▶ Set task
Comb through the entries for "this" and pull out each line that holds it.

Records excerpted from a collection
-------
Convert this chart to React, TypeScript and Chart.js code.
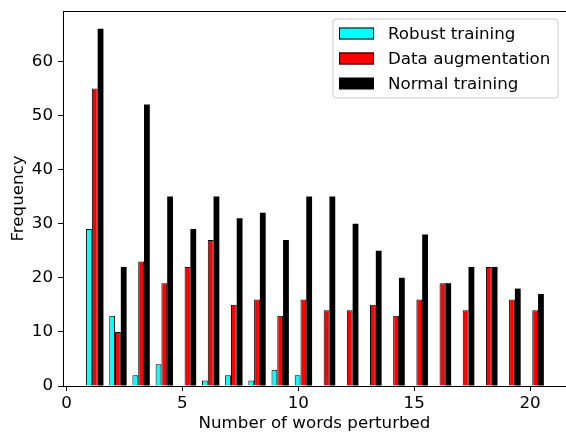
import React, { useEffect, useRef } from "react";
import { Chart, registerables } from "chart.js";

Chart.register(...registerables);

// ---- data ----
const bins = [1, 2, 3, 4, 5, 6, 7, 8, 9, 10, 11, 12, 13, 14, 15, 16, 17, 18, 19, 20];
const robustTraining = [29, 13, 2, 4, 0, 1, 2, 1, 3, 2, 0, 0, 0, 0, 0, 0, 0, 0, 0, 0];
const dataAugmentation = [55, 10, 23, 19, 22, 27, 15, 16, 13, 16, 14, 14, 15, 13, 16, 19, 14, 22, 16, 14];
const normalTraining = [66, 22, 52, 35, 29, 35, 31, 32, 27, 35, 35, 30, 25, 20, 28, 19, 22, 22, 18, 17];
const seriesLabels = ["Robust training", "Data augmentation", "Normal training"];
const xTickValues = [0, 5, 10, 15, 20];
const yTickValues = [0, 10, 20, 30, 40, 50, 60];
const xTitle = "Number of words perturbed";
const yTitle = "Frequency";

// histogram group centre sits slightly right of the bin value
const BIN_OFFSET = 0.22;

const FONT = "DejaVu Sans";
const FS = 16.7;

const frameAndLegend = {
  id: "frameAndLegend",
  afterDraw(chart: any) {
    const { ctx, chartArea } = chart;
    ctx.save();
    // top spine
    ctx.strokeStyle = "#000";
    ctx.lineWidth = 1;
    ctx.beginPath();
    ctx.moveTo(chartArea.left, Math.round(chartArea.top) + 0.5);
    ctx.lineTo(chartArea.right, Math.round(chartArea.top) + 0.5);
    ctx.stroke();

    // legend
    const lx = 333, ly = 19, lw = 225, lh = 79, r = 3;
    ctx.beginPath();
    ctx.moveTo(lx + r, ly);
    ctx.lineTo(lx + lw - r, ly);
    ctx.quadraticCurveTo(lx + lw, ly, lx + lw, ly + r);
    ctx.lineTo(lx + lw, ly + lh - r);
    ctx.quadraticCurveTo(lx + lw, ly + lh, lx + lw - r, ly + lh);
    ctx.lineTo(lx + r, ly + lh);
    ctx.quadraticCurveTo(lx, ly + lh, lx, ly + lh - r);
    ctx.lineTo(lx, ly + r);
    ctx.quadraticCurveTo(lx, ly, lx + r, ly);
    ctx.closePath();
    ctx.fillStyle = "rgba(255,255,255,0.8)";
    ctx.fill();
    ctx.strokeStyle = "#cccccc";
    ctx.stroke();

    ctx.font = `${FS}px "${FONT}"`;
    ctx.textBaseline = "alphabetic";
    ctx.textAlign = "left";
    chart.data.datasets.forEach((ds: any, i: number) => {
      const hy = 27.5 + i * 25;
      ctx.fillStyle = ds.backgroundColor;
      ctx.fillRect(339, hy, 35, 12);
      if (ds.borderWidth > 0) {
        ctx.strokeStyle = ds.borderColor;
        ctx.lineWidth = 1;
        ctx.strokeRect(339.5, hy + 0.5, 34, 11);
      }
      ctx.fillStyle = "#000";
      ctx.fillText(ds.label, 388, 38.5 + i * 25);
    });
    ctx.restore();
  },
};

export default function App() {
  const canvasRef = useRef<HTMLCanvasElement | null>(null);

  useEffect(() => {
    const canvas = canvasRef.current;
    if (!canvas) return;
    const mk = (vals: number[]) => bins.map((b, i) => ({ x: b + BIN_OFFSET, y: vals[i] }));
    const chart = new Chart(canvas, {
      type: "bar",
      data: {
        datasets: [
          {
            label: seriesLabels[0],
            data: mk(robustTraining),
            backgroundColor: "#00ffff",
            borderColor: "#000000",
            borderWidth: 1,
          },
          {
            label: seriesLabels[1],
            data: mk(dataAugmentation),
            backgroundColor: "#ff0000",
            borderColor: "#000000",
            borderWidth: 1,
          },
          {
            label: seriesLabels[2],
            data: mk(normalTraining),
            backgroundColor: "#000000",
            borderColor: "#000000",
            borderWidth: 0,
          },
        ],
      },
      options: {
        responsive: false,
        maintainAspectRatio: false,
        devicePixelRatio: 1,
        animation: false,
        layout: { autoPadding: false, padding: { top: 11, left: 0, right: 0, bottom: 0 } },
        datasets: {
          bar: { categoryPercentage: 0.75, barPercentage: 1.0 },
        },
        plugins: {
          legend: { display: false },
          tooltip: { enabled: false },
        },
        scales: {
          x: {
            type: "linear",
            min: -0.15,
            max: 21.55,
            offset: false,
            afterFit: (s: any) => {
              s.height = 46;
              s.paddingLeft = 0;
              s.paddingRight = 0;
            },
            afterBuildTicks: (s: any) => {
              s.ticks = xTickValues.map((v) => ({ value: v }));
            },
            ticks: {
              includeBounds: false,
              color: "#000",
              padding: 3,
              maxRotation: 0,
              font: { family: FONT, size: FS },
            },
            grid: {
              offset: false,
              drawOnChartArea: false,
              drawTicks: true,
              tickLength: 5,
              color: "#000",
            },
            border: { display: true, color: "#000", width: 1 },
            title: {
              display: true,
              text: xTitle,
              color: "#000",
              font: { family: FONT, size: FS, lineHeight: 1 },
              padding: { top: 0, bottom: 0 },
            },
          },
          y: {
            type: "linear",
            min: 0,
            max: 69.3,
            afterFit: (s: any) => {
              s.width = 63;
              s.paddingTop = 0;
              s.paddingBottom = 0;
            },
            afterBuildTicks: (s: any) => {
              s.ticks = yTickValues.map((v) => ({ value: v }));
            },
            ticks: {
              includeBounds: false,
              color: "#000",
              padding: 5,
              font: { family: FONT, size: FS },
            },
            grid: {
              drawOnChartArea: false,
              drawTicks: true,
              tickLength: 5,
              color: "#000",
            },
            border: { display: true, color: "#000", width: 1 },
            title: {
              display: true,
              text: yTitle,
              color: "#000",
              font: { family: FONT, size: FS, lineHeight: 1 },
              padding: { top: 10, bottom: 0 },
            },
          },
        },
      },
      plugins: [frameAndLegend],
    } as any);
    return () => chart.destroy();
  }, []);

  return (
    <div style={{ position: "fixed", left: 0, top: 0, width: 566, height: 432, background: "#fff" }}>
      <canvas ref={canvasRef} width={566} height={432} style={{ display: "block" }} />
    </div>
  );
}
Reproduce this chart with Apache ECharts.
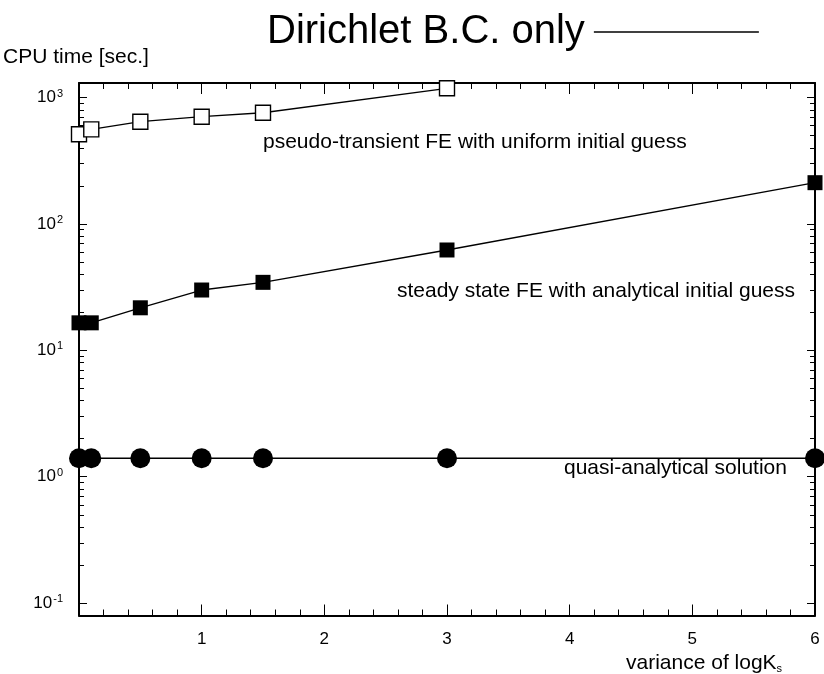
-------
▶ Exercise result
Convert this chart to React, TypeScript and Chart.js code.
Reproduce this chart with Apache ECharts.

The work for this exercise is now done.